A super grid refers to a continent-wide power network created by connecting smart grids between nations. Here, a smart grid is a next-generation power network designed to supplement the efficiency of existing grids. By integrating information and communication technology, it enables real-time information exchange between power suppliers and consumers, facilitating more resilient power supply and consumption. Electricity, among energy resources, is particularly difficult to store, and its economic viability drops sharply when stored. Therefore, production and consumption must always occur simultaneously. Current power grids generate over 10% more electricity than expected consumption to prepare for emergencies, but most of this surplus power goes unused and is wasted. This represents significant energy waste. By enabling two-way communication between consumption and production sites through smart grids, real-time demand can be assessed, allowing electricity to be produced only as needed, thereby saving energy. Examples of super grids include the ‘Nordic-EU SuperGrid’, the ‘Sud EU-Magherb SuperGrid’ (connecting Southern Europe with North Africa and the Middle East), and the ‘Grand Inga Project’ (Southern African Grid).
Ultra-high voltage direct current (HVDC) transmission technology played a significant role in enabling the construction of power grids between countries separated by distances of thousands of kilometers. In fact, since the commercialization of electrical energy, alternating current (AC) power sources have been preferred over direct current (DC) sources for power transmission. In the AC power we use, reactive power is generated due to the phase difference between current and voltage, leading to power loss. Furthermore, the nature of AC causes transmission efficiency to drop due to increased reactance from electromagnetic induction and the skin effect. In contrast, direct current (DC) power sources do not change the direction of current flow, making them free from issues like reactive power, electromagnetic induction, and skin effect. They also require fewer transmission lines, resulting in higher transmission efficiency. However, the critical drawback of DC is the difficulty in transforming voltage. While AC voltage can be easily adjusted using simple transformers, DC requires complex technology and equipment for transformation. To minimize losses during transmission, voltage must be increased, which is why AC was preferred over DC. However, AC’s lower transmission efficiency meant its economic viability significantly diminished over longer distances, becoming a major obstacle to the development of super grids, which fundamentally rely on long-distance transmission. HVDC technology solved this problem. Simply put, HVDC is a technology that transforms power into AC for voltage conversion and back into DC for transmission, leveraging the advantages of both AC and DC. This greatly improved the economics of long-distance transmission. Consequently, as long-distance transmission became feasible, the super grid—a continent-scale, cross-border power network—is no longer a utopian concept but has become a viable model.

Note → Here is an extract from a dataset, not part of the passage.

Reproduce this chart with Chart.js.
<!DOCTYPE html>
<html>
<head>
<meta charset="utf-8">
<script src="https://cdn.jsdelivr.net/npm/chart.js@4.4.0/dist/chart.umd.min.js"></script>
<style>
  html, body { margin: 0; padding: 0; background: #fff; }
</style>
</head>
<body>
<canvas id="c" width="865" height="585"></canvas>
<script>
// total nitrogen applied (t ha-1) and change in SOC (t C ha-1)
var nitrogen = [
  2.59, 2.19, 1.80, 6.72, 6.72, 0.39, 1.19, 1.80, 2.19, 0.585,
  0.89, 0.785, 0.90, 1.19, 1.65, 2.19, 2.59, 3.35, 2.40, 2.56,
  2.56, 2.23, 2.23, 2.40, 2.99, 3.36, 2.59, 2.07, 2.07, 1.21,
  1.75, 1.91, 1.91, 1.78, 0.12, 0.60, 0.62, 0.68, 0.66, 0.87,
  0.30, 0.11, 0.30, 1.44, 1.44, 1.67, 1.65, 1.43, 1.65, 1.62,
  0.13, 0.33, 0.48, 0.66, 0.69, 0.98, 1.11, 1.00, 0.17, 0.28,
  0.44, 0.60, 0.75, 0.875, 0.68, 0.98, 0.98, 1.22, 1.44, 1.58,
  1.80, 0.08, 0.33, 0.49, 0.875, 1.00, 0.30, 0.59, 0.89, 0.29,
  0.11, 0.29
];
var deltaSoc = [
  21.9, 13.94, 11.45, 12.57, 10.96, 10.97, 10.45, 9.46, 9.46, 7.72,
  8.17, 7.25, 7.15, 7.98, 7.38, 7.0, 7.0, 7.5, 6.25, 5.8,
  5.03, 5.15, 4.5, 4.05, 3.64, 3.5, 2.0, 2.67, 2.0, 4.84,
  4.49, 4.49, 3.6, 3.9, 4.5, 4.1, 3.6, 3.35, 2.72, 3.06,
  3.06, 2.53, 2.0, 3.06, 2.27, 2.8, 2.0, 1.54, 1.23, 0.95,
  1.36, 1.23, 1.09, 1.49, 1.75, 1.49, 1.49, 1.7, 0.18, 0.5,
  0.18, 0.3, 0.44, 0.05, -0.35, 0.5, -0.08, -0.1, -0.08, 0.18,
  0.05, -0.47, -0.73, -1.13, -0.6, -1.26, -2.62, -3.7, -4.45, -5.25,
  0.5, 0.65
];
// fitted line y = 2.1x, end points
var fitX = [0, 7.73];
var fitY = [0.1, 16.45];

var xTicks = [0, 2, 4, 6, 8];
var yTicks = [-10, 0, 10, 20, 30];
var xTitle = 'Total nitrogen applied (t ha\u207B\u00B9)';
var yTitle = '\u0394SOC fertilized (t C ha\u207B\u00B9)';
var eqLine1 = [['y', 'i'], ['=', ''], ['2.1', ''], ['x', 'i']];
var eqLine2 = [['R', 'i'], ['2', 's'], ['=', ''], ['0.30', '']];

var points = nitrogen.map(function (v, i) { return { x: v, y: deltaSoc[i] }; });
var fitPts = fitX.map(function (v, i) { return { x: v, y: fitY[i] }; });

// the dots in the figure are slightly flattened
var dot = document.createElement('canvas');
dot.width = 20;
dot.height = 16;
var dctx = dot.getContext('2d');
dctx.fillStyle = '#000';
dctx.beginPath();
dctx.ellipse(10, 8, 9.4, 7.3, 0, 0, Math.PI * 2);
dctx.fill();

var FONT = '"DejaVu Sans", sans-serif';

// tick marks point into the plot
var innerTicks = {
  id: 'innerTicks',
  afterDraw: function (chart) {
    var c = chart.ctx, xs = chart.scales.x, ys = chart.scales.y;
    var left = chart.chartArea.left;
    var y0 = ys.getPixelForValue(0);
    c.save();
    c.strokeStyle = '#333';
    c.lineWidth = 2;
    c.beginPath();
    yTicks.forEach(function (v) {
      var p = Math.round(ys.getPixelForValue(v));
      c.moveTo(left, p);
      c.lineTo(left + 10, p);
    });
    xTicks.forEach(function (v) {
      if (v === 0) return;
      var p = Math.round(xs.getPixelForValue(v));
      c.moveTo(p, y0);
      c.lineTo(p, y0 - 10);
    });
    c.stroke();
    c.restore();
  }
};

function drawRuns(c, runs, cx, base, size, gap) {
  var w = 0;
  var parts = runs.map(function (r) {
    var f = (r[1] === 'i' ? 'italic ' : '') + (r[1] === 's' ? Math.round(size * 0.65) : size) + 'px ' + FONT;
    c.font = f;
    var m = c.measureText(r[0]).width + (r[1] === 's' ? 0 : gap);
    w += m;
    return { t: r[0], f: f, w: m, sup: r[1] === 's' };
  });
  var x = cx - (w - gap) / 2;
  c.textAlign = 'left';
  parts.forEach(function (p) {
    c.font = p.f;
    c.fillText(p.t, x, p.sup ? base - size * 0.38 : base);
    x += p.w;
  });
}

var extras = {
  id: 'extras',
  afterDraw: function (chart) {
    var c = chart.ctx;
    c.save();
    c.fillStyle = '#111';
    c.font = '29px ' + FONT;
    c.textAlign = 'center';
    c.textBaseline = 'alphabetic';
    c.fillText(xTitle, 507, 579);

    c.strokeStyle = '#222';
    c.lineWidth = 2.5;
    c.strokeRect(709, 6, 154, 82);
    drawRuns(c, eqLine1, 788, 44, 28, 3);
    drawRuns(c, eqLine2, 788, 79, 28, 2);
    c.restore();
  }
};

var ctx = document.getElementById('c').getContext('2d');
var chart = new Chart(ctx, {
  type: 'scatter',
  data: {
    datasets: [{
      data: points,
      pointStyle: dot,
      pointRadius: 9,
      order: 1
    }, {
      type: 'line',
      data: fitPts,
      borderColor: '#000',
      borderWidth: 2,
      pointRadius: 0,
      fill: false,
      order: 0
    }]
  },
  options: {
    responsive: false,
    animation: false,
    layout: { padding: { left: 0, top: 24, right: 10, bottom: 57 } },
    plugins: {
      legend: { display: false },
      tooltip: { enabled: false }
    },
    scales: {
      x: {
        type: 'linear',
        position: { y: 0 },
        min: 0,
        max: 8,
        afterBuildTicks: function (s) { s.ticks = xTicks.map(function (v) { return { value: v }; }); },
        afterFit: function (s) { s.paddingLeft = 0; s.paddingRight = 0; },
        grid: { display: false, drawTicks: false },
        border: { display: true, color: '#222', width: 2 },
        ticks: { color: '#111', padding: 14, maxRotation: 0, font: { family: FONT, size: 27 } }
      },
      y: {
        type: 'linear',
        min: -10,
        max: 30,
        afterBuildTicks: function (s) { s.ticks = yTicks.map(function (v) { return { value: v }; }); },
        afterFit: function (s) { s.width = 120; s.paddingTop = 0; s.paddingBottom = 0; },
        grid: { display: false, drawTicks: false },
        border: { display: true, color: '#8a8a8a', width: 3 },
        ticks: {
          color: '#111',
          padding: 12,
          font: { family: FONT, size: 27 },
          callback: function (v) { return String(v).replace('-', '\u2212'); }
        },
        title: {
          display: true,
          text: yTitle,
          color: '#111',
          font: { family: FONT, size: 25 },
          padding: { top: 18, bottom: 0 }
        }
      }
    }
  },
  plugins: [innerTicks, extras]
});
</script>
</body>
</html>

So, why is this super grid, connecting national power grids, essential for the energy system transition? The primary reason is that it overcomes the low storability of renewable energy compared to fossil fuels. Both fossil fuels and renewable energy tend to be geographically concentrated. South Korea, for instance, lacks abundant renewable energy resources. It has insufficient vast plains suitable for solar power generation, and while it has strong winds for wind power, the wind direction is inconsistent. In contrast, Mongolia boasts an annual wind power generation capacity of 1,110 TWh and solar power generation capacity of 1,500 TWh. This is an enormous amount, far exceeding South Korea’s total electricity production of 526 TWh in 2016. While fossil fuels can be transported to where they are needed for power generation, renewable energy has a major weakness: electricity must be consumed at the same time it is produced. Energy must be supplied immediately when demand arises. However, in renewable energy-based systems, the current power grid may face supply and demand issues due to the distance between production and consumption sites. Yet, if a super grid is successfully established, it can resolve these problems. This is because a continental-scale, cross-border power grid connects energy production and consumption sites into a single network, enabling the smooth supply of electricity to areas with energy demand.
South Korea is currently pursuing the ‘Northeast Asia Super Grid’ project alongside Mongolia, Russia, China, and Japan. As mentioned earlier, South Korea lacks abundant renewable energy resources and has relatively high electricity demand compared to other countries. Therefore, the importance of a super grid is particularly emphasized for the successful establishment of a renewable energy-based system. However, the ‘Northeast Asia Super Grid’ currently faces several obstacles. The first problem is the significant lack of basic infrastructure required to build the super grid. Even in South Korea alone, many argue that smart grids are premature due to high initial investment costs. For the super grid to be successfully established, smart grids spanning thousands of kilometers across the five countries must be formed. This includes regions like Mongolia and eastern Russia where development is virtually nonexistent, making the initial investment costs even more burdensome. The second problem is that for the ‘Northeast Asia Super Grid’ to operate successfully, the interests of the five countries must align well. Northeast Asia remains entangled in complex interests, and if tensions arise between nations during super grid operation, disruptions in power supply could occur due to energy conflicts. However, there is also a perspective that such disadvantages could actually be mitigated through the super grid. According to the current blueprint, the super grid does not pass through North Korea. However, future routing through North Korea could potentially ease tensions on the Korean Peninsula. Furthermore, sharing energy systems among the five nations could open avenues for diverse economic cooperation.
Thus, the ‘Northeast Asia Super Grid’ still faces numerous challenges. South Korea ranks ninth globally in energy consumption. However, it is also an energy-poor nation, producing 86.5% of its total energy from fossil fuels and nuclear power, while importing 96% of these energy resources from abroad. Given this reality, for South Korea—which lacks even abundant clean energy resources—to successfully transition its energy system, the ‘Northeast Asia Super Grid’ project is anticipated to be essential, despite the aforementioned challenges.